What school children in Uganda, and indeed in many countries across Africa, aren’t taught is that as early as the 1600s medical workers in Bunyoro Kitara kingdom and doubtless in other kingdoms of the day, had already discovered the perils of poor hygiene and sanitation to recuperating patients.  

Thus as they conducted their surgical procedures, from basic sewing up of wounds to caesarean section deliveries, they sanitised the tools of their trade by putting them in fire to kill germs and stop them from spreading from one patient to another. 

That history does not honour the medicine men and women of ancient African kingdoms but does so for those who stumbled or borrowed over similar knowledge hundreds of years later, can be explained away by cultural violence in pedagogy and epistemology (we can take a  brief google break here). What is inexplicable is that half a millennium later, the entire African race and continent is waiting on the generosity of foreign nations in order to access the vaccine against the coronavirus disease. To the best of my knowledge, none of the 54 African countries has been able to create, manufacture or even reverse-engineer a vaccine as an antidote to the pandemic.

One might argue that the sudden emergence of this particular strain of the coronavirus and the unprecedented sums of money thrown at vaccine development was always going to give Western nations a head-start. But there are at least two counter arguments to that.

The first is that Africa has a long and painful history of disease and disease-causing germs that thrive in our hot and humid environs.

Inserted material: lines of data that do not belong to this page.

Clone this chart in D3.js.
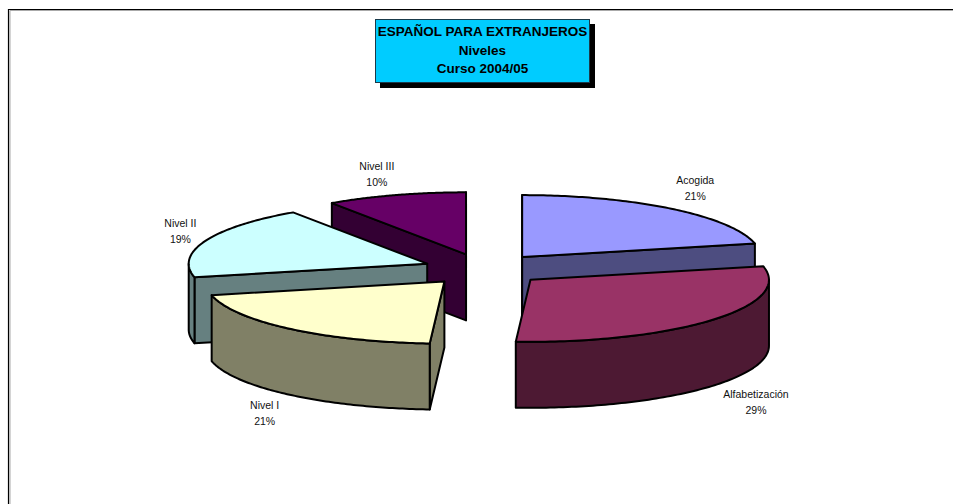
<!DOCTYPE html>
<html><head><meta charset="utf-8">
<style>html,body{margin:0;padding:0;background:#fff}svg{display:block}</style>
<script src="https://cdn.jsdelivr.net/npm/d3@7/dist/d3.min.js"></script></head>
<body><svg id="c" width="953" height="504"></svg>
<script>
const categories = ["Acogida","Alfabetización","Nivel I","Nivel II","Nivel III"];
const values = [21.49,29.49,20.51,19.0,9.51];
const percentLabels = ["21%","29%","21%","19%","10%"];
const topColors = ["#9999FF","#993366","#FFFFCC","#CCFFFF","#660066"];
const wallColors = ["#4D4D80","#4D1933","#808066","#668080","#330033"];
const titleLines = ["ESPAÑOL PARA EXTRANJEROS","Niveles","Curso 2004/05"];
const labelNudge = [[24,-21],[44,82],[-25,84],[-25,-10],[-19,-21]];
const drawOrder = [4,0,3,1,2];

const W=953,H=504,cx=484,cy=269.5,rx=238.5,ry=62,depth=66,explode=0.256;
const svg=d3.select("#c");
svg.append("rect").attr("width",W).attr("height",H).attr("fill","#fff");
svg.append("path").attr("d",`M10,10.5H${W}M10,10.5V${H}`).attr("fill","none").attr("stroke","#aaa").attr("stroke-width",1);
svg.append("path").attr("d",`M8.5,${H}V9.5H${W}`).attr("fill","none").attr("stroke","#000").attr("stroke-width",1.2);

const pie=d3.pie().sort(null).value(d=>d);
const arcs=pie(values);
const sx=d3.scaleLinear().domain([-1,1]).range([-rx,rx]);
const sy=d3.scaleLinear().domain([-1,1]).range([-ry,ry]);
const line=d3.line().curve(d3.curveLinear);
const PI=Math.PI,EPS=1e-6;
const rim=(o,a,dz=0)=>[o[0]+sx(Math.sin(a)),o[1]+sy(-Math.cos(a))+dz];
const sweep=(a0,a1,n=90)=>d3.range(n+1).map(i=>a0+(a1-a0)*i/n);
const origin=a=>{const m=(a.startAngle+a.endAngle)/2;return [cx+explode*sx(Math.sin(m)),cy+explode*sy(-Math.cos(m))];};
const down=(p)=>[p[0],p[1]+depth];
const stroke={stroke:"#000","stroke-width":2,"stroke-linejoin":"round"};
function draw(pts,fill){
  const p=svg.append("path").attr("d",line(pts)+"Z").attr("fill",fill);
  Object.entries(stroke).forEach(([k,v])=>p.attr(k,v));
}
drawOrder.forEach(i=>{
  const a=arcs[i],o=origin(a),s=rim(o,a.startAngle),e=rim(o,a.endAngle);
  if(Math.sin(a.startAngle)<=EPS) draw([o,s,down(s),down(o)],wallColors[i]);
  if(Math.sin(a.endAngle)>=-EPS) draw([o,e,down(e),down(o)],wallColors[i]);
  const f0=Math.max(a.startAngle,PI/2),f1=Math.min(a.endAngle,3*PI/2);
  if(f1>f0){
    const top=sweep(f0,f1).map(t=>rim(o,t));
    draw(top.concat(top.slice().reverse().map(down)),wallColors[i]);
  }
  draw([o].concat(sweep(a.startAngle,a.endAngle).map(t=>rim(o,t))),topColors[i]);
});

const font='"Liberation Sans",Arial,sans-serif';
arcs.forEach((a,i)=>{
  const m=(a.startAngle+a.endAngle)/2,p=rim(origin(a),m);
  const x=p[0]+labelNudge[i][0],y=p[1]+labelNudge[i][1];
  const t=svg.append("text").attr("text-anchor","middle").attr("font-family",font).attr("font-size",10.5).attr("fill","#111");
  t.append("tspan").attr("x",x).attr("y",y-4).text(categories[i]);
  t.append("tspan").attr("x",x).attr("y",y+12).text(percentLabels[i]);
});

svg.append("rect").attr("x",380).attr("y",24).attr("width",215).attr("height",64).attr("fill","#000");
svg.append("rect").attr("x",375.5).attr("y",19.5).attr("width",214).attr("height",63).attr("fill","#00CCFF").attr("stroke","#1a3a4a").attr("stroke-width",1);
const tb=[36,55,73];
titleLines.forEach((s,i)=>svg.append("text").attr("x",482.5).attr("y",tb[i]).attr("text-anchor","middle")
  .attr("font-family",font).attr("font-weight","bold").attr("font-size",13.5).attr("fill","#000").text(s));
</script></body></html>
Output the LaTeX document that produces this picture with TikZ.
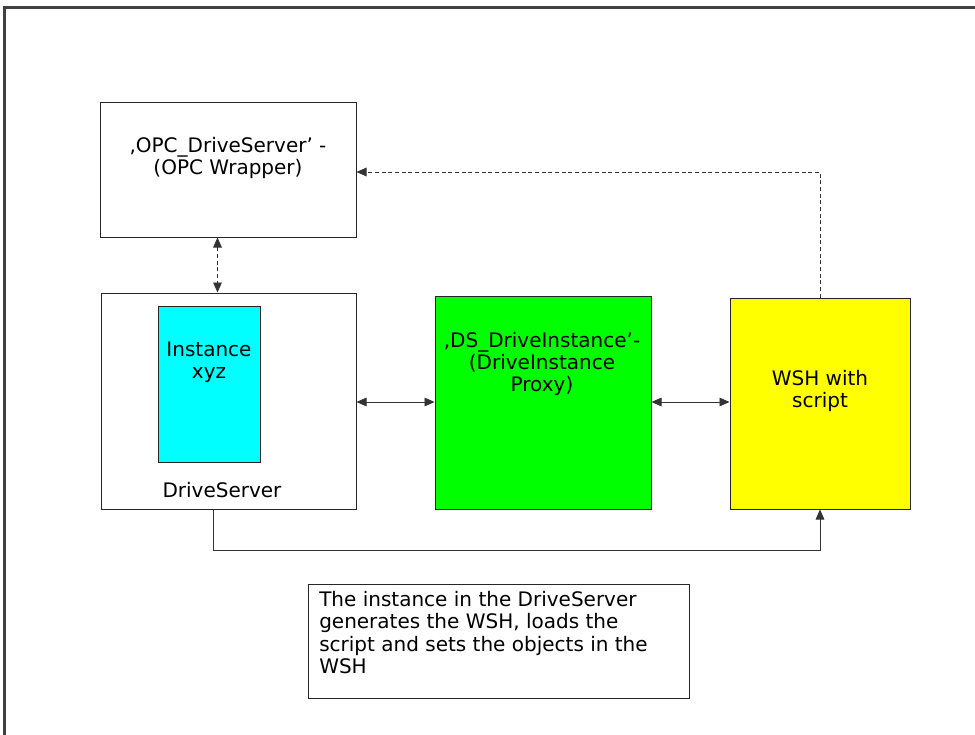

Malaria, Ebola, HIV,  Zika, et cetera have been public health emergencies across the continent; the logical deduction is that we should have become experts at understanding and fighting viruses, including building the capacity to produce vaccines and cures.  The second, and perhaps most important reason, is that we have been conditioned to outsource our agency to outsiders, be they former colonial masters, or even multilateral organisations. 

Pick an African leader at random and ask them about the best infantry fighting vehicle or medium-range attack helicopter and they will probably chalk off the specs off-head, including prices, suppliers and delivery times.  Then ask about the cost of a high-end medical laboratory, pharmaceutical plant or ways in which intellectual property laws need to be rewritten to allow generic production of medicines and you are likely to trigger sharp and sudden dental cavities whose pain deters the production of any answers.  This reflects a generational problem, of leaders stuck in past thinking in which threat assessments prioritise traditional risks, such as attacks from neighbouring states or unhappy natives in a distant enclave. 

But it also reflects a failure to appreciate that there was a time Africans had cutting-edge technology and knowledge, and the need to reinvent and reinvest in that capacity. A leader who knows that his people once had superior medical knowledge is more likely to find ways to rediscover that culture of innovation and self-sufficiency. This might involve ‘borrowing back better’ technology and knowledge that have since been lost to or advanced by others. 

 This is what Asian countries, with whom we shared poverty and now import from, are doing. Leaders who believe that others are innately smarter or pre-destined to be better, will continue to ask for donations of vaccines. 

 To reimagine the present and future world, our leaders must remember that the original Florence Nightingale was a Munyoro, Muganda, or Ndebele – and tell anyone who disagrees to go and argue with their mother.

Mr Kalinaki is a journalist and  poor man’s freedom fighter.